:: Given data ::

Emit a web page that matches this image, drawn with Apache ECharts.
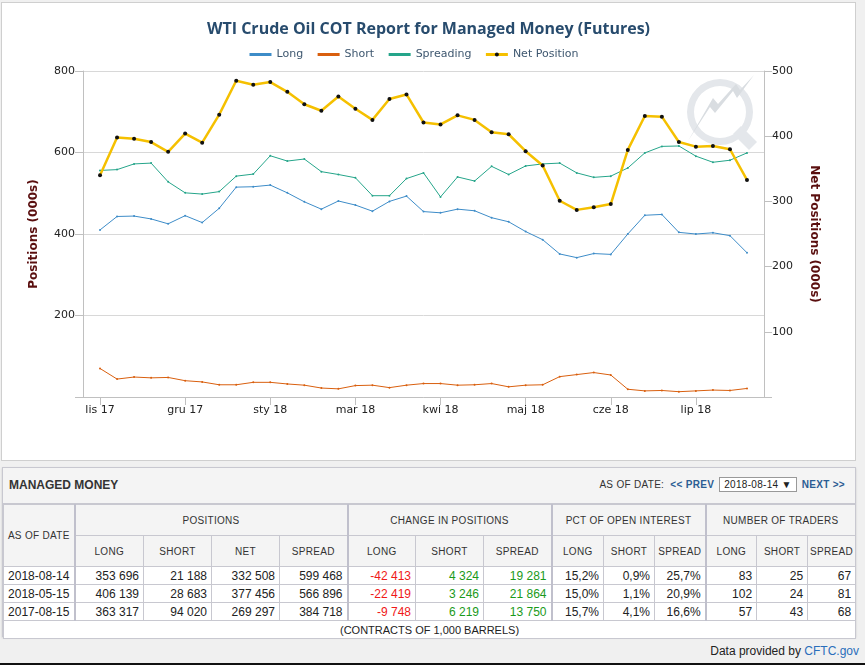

:::
:: Given data ::

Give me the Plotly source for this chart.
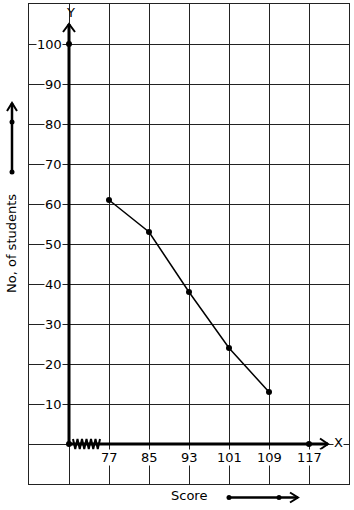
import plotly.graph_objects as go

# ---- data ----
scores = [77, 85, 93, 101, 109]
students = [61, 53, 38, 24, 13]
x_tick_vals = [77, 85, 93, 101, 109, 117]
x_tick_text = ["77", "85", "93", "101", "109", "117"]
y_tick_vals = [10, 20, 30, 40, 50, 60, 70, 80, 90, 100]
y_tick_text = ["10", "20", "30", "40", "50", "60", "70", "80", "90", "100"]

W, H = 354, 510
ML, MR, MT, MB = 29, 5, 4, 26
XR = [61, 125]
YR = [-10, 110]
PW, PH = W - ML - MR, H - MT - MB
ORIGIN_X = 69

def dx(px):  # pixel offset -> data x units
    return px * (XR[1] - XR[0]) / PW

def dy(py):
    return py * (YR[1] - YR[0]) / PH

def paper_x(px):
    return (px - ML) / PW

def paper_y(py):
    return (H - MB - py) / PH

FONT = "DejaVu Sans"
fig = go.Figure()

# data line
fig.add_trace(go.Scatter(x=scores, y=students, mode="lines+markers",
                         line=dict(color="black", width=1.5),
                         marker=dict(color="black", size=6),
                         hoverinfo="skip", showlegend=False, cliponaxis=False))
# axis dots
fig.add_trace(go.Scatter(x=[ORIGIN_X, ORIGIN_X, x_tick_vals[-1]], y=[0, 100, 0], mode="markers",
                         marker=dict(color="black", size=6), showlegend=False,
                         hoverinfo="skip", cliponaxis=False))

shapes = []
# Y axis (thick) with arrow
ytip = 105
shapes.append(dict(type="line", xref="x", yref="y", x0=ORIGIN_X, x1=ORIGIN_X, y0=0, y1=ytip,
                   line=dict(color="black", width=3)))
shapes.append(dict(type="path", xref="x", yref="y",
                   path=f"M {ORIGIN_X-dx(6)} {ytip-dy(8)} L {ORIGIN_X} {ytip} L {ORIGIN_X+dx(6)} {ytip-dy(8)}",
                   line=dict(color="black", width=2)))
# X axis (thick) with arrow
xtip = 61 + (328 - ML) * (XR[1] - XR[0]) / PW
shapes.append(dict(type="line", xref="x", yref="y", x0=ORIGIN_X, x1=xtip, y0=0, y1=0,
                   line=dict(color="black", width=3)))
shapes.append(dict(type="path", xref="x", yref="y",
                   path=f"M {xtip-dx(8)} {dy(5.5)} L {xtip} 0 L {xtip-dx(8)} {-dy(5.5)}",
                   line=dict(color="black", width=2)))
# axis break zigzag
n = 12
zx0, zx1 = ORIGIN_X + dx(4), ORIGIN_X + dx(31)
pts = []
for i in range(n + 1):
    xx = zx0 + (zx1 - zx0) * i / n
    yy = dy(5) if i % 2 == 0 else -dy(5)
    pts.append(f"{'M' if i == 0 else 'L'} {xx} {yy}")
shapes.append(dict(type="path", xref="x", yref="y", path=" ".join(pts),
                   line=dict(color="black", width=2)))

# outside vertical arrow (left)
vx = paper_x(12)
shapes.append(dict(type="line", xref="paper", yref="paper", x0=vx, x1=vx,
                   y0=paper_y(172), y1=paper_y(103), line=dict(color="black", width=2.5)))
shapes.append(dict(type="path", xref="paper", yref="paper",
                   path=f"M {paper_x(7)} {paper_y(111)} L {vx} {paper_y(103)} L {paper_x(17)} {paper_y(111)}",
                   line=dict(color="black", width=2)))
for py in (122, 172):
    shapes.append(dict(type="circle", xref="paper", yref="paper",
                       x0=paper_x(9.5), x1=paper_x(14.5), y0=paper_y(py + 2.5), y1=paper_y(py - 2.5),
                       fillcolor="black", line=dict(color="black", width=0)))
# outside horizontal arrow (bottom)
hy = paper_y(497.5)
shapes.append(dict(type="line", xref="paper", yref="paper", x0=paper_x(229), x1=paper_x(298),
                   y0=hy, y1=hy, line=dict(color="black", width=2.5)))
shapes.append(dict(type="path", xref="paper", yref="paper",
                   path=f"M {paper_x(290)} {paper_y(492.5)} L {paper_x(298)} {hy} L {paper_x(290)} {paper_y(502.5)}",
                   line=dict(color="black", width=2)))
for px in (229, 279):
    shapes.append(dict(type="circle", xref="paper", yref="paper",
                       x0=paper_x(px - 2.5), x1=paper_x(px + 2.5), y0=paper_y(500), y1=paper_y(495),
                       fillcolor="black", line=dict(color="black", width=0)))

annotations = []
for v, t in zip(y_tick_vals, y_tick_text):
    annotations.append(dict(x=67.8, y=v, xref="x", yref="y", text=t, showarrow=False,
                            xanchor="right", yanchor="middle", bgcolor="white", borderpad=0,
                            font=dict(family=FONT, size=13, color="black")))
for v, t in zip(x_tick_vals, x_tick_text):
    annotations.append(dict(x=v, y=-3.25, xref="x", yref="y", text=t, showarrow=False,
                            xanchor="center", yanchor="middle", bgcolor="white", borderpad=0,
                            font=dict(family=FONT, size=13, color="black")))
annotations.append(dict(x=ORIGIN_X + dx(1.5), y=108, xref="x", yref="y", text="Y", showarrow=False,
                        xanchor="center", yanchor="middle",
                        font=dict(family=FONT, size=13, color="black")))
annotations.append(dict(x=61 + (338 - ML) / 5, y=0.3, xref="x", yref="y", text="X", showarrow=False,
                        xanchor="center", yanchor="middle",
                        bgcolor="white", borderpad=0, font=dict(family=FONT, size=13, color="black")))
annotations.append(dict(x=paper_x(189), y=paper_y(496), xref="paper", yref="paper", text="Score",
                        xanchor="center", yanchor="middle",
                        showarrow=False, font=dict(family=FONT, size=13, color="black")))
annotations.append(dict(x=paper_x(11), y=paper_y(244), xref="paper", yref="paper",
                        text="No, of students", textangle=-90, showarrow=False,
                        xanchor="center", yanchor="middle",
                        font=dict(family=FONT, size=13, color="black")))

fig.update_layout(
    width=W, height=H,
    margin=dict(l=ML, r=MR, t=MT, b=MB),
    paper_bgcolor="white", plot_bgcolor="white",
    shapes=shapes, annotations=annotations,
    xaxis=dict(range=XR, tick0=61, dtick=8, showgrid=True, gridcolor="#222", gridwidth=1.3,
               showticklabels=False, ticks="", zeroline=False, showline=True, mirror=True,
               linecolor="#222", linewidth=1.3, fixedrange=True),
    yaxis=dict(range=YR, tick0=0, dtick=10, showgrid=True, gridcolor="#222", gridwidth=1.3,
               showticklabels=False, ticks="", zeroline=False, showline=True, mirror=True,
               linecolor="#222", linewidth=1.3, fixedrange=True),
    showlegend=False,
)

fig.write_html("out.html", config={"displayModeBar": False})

:::
:: Given data ::

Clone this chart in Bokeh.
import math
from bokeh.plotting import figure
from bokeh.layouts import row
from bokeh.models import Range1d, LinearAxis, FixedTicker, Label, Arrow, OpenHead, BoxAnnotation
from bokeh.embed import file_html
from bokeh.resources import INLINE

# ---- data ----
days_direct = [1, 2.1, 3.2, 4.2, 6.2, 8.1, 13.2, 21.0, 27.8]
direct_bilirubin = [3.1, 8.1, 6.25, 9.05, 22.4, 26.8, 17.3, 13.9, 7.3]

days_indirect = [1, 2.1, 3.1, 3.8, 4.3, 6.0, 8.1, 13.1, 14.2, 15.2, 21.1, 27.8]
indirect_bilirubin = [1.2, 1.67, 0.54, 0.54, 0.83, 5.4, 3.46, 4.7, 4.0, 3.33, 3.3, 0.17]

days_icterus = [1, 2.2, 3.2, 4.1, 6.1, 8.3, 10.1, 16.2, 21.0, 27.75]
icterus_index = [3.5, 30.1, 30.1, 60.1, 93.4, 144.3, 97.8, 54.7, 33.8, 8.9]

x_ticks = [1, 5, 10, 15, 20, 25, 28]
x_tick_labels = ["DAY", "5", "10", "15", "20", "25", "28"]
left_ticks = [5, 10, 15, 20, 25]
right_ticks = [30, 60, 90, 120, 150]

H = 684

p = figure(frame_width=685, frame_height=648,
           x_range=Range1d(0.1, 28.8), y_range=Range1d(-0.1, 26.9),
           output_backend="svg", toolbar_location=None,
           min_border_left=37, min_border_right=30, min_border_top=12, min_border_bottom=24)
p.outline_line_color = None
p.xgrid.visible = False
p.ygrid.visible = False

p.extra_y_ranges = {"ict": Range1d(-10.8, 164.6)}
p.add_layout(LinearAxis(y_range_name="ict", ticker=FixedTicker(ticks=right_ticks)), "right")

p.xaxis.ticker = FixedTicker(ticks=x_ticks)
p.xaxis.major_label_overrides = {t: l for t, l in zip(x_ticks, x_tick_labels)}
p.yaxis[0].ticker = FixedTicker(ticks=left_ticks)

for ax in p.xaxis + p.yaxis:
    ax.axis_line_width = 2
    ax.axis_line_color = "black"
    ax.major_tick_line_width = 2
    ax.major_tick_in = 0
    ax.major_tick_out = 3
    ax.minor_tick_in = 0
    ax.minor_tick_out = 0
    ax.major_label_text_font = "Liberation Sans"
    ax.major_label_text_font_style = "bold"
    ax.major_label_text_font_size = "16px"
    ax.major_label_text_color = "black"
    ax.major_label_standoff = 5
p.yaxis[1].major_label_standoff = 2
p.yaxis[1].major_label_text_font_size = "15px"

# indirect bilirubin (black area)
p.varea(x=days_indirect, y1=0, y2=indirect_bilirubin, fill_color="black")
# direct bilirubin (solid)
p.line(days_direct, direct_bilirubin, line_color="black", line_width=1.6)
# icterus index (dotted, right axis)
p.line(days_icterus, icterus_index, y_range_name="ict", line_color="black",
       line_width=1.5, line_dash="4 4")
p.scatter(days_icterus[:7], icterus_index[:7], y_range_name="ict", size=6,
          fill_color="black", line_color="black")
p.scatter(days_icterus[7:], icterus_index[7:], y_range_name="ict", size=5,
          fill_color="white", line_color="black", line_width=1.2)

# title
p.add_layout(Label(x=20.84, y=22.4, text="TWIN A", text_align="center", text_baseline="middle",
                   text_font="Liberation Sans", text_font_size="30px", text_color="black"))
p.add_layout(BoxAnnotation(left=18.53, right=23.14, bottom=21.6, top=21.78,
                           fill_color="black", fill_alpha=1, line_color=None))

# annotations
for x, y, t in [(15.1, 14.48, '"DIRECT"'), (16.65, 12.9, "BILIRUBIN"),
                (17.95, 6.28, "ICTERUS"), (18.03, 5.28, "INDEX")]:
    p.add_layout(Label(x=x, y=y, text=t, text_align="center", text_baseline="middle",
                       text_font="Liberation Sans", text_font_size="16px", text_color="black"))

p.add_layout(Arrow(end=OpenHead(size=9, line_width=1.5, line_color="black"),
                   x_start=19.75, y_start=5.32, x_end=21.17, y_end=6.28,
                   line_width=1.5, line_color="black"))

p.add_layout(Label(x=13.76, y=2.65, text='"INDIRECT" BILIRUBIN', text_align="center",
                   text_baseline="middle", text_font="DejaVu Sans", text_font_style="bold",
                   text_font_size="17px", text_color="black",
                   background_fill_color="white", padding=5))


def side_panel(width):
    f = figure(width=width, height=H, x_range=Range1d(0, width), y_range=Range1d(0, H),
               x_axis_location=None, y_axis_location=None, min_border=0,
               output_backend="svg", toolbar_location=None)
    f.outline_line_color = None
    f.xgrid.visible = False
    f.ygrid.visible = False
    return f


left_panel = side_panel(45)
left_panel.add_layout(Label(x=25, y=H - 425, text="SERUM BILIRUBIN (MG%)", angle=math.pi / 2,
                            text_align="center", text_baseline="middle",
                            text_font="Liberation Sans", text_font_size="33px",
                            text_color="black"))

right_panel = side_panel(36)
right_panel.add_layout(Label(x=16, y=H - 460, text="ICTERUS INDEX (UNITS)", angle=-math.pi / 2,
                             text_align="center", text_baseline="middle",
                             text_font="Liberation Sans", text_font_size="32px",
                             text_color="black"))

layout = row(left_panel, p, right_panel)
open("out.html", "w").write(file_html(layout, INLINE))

:::

What to do
Do not copy any pictures. Retype exactly the stretch from the line with "Give me the Plotly source for this chart." through the line with "ORIGIN_X = 69".

The response
Give me the Plotly source for this chart.
import plotly.graph_objects as go

# ---- data ----
scores = [77, 85, 93, 101, 109]
students = [61, 53, 38, 24, 13]
x_tick_vals = [77, 85, 93, 101, 109, 117]
x_tick_text = ["77", "85", "93", "101", "109", "117"]
y_tick_vals = [10, 20, 30, 40, 50, 60, 70, 80, 90, 100]
y_tick_text = ["10", "20", "30", "40", "50", "60", "70", "80", "90", "100"]

W, H = 354, 510
ML, MR, MT, MB = 29, 5, 4, 26
XR = [61, 125]
YR = [-10, 110]
PW, PH = W - ML - MR, H - MT - MB
ORIGIN_X = 69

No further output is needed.